Michigan State University has agreed to pay $500 million to settle lawsuits filed by 332 alleged victims of disgraced former sports physician Larry Nassar, both sides announced Wednesday. The announcement ends the university’s involvement in litigation over the former Olympic gymnastics doctor’s rampant sexual abuse of girls and women under the guise of medical treatment.

• The settlement will pay $425 million to the 332 girls and women who have come forward to date, averaging about $1.28 million per victim.

• Michigan State will set aside an additional $75 million in a trust fund for any victims who come forward in the future.

“This historic settlement came about through the bravery of more than 300 women and girls who had the courage to stand up and refuse to be silenced,” said John Manly, one of several attorneys representing victims, in a statement. “It is the sincere hope of all of the survivors that the legacy of this settlement will be far reaching institutional reform that will end the threat of sexual assault in sports, schools and throughout our society.”

In January, more than 150 women submitted victim-impact statements, and many were read aloud at one of Nassar’s sentencing hearings. Hearing Nassar’s victims speak about the alleged abuse they experienced as young athletes sparked national outrage. Some anger was directed at MSU, where Nassar worked at a campus clinic for years. He treated Michigan State athletes as well as young gymnasts, some who traveled from several counties over with their parents in seek of medical treatment from the same doctor who worked with the United States’ Olympic heroes.
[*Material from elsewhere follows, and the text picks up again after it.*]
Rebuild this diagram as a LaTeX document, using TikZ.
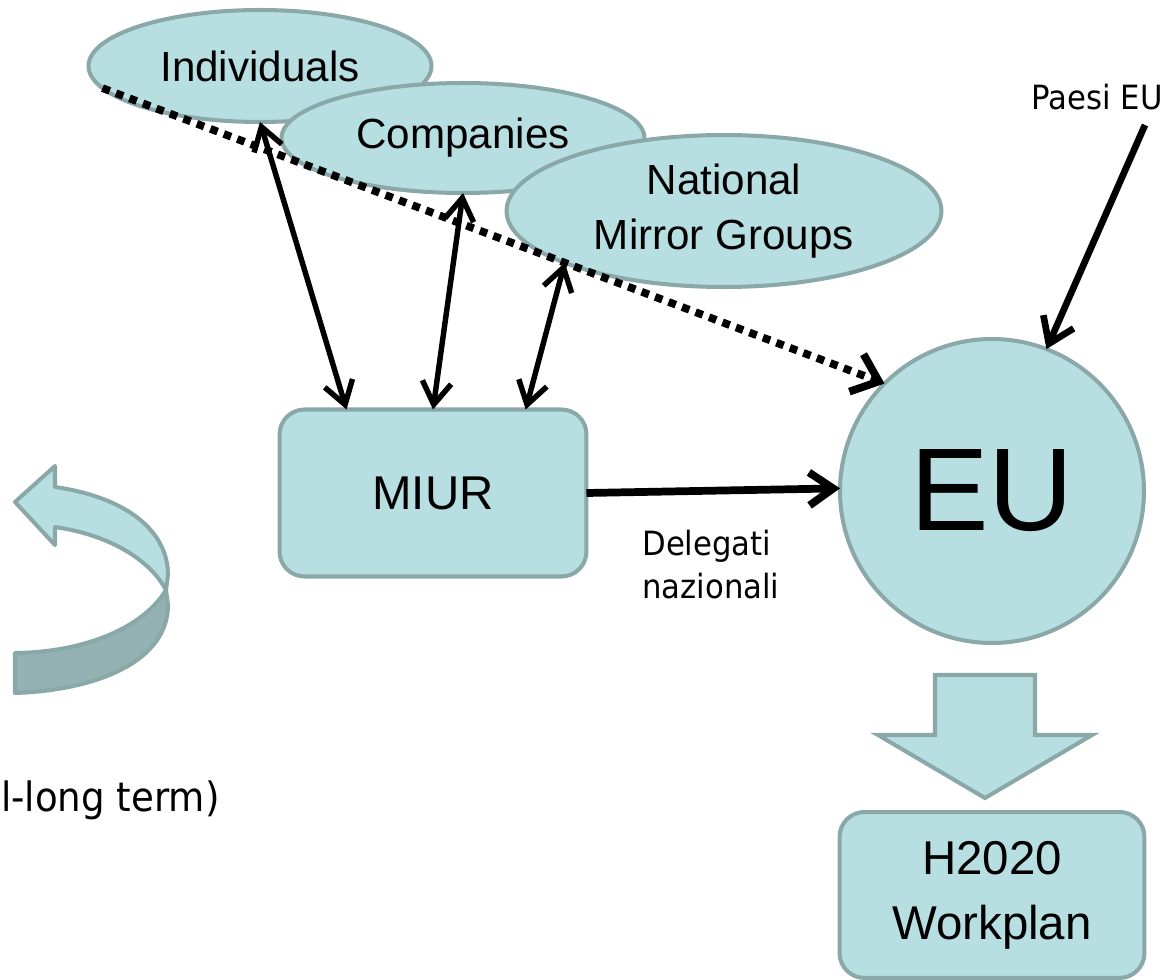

In August 2016, Rachael Denhollander, a Louisville woman, filed a police report accusing Nassar of sexually assaulting her years prior, when she was a teenage gymnast seeking his treatment, and then told her story to the Indianapolis Star. Nassar denied the accusations, but dozens of women across the country, after reading the Star story of Denhollander’s abuse, realized that what they had thought was unusual medical treatment — in which Nassar digitally penetrated them without gloves or warning — was actually sexual assault.

Women came forward alleging they’d complained about Nassar to Michigan State officials as far back as 1997, and in 2014, a university title IX investigation cleared Nassar, ruling that a woman alleging sexual assault had misinterpreted legitimate medical treatment. Top university officials, however, led by then president Lou Anna Simmon, publicly claimed Michigan State had done nothing wrong in handling prior complaints about Nassar.

The university’s trustees maintained support for Simon, and her stance, until the sentencing hearing in January. Simon resigned the day a Michigan judge sentenced Nassar to 40 to 175 years for his crimes.

Nassar, 54, is serving an effective life sentence in prison after pleading guilty to assaulting nine girls and women in Michigan, as well as to federal child pornography crimes.

“I think that the magnitude and the level of hurt that these women endured as kids, made it essentially impossible for MSU to continue business as usual,” Manly, the victims’ attorney, said in a phone interview Wednesday.

While Wednesday’s settlement will remove Michigan State from Nassar-related litigation, the fallout over his crimes is likely not yet over. Lawsuits continue against the USA Gymnastics, the United States Olympic Committee, Bela and Martha Karolyi and other parties. Congressional investigations continue, as well as law enforcement investigations in Michigan and Texas, where the Karolyis’ ranch is located.

“These women are not going away. They are going to be there, holding these people accountable until this changes,” Manly said. “This is the beginning, not the end.”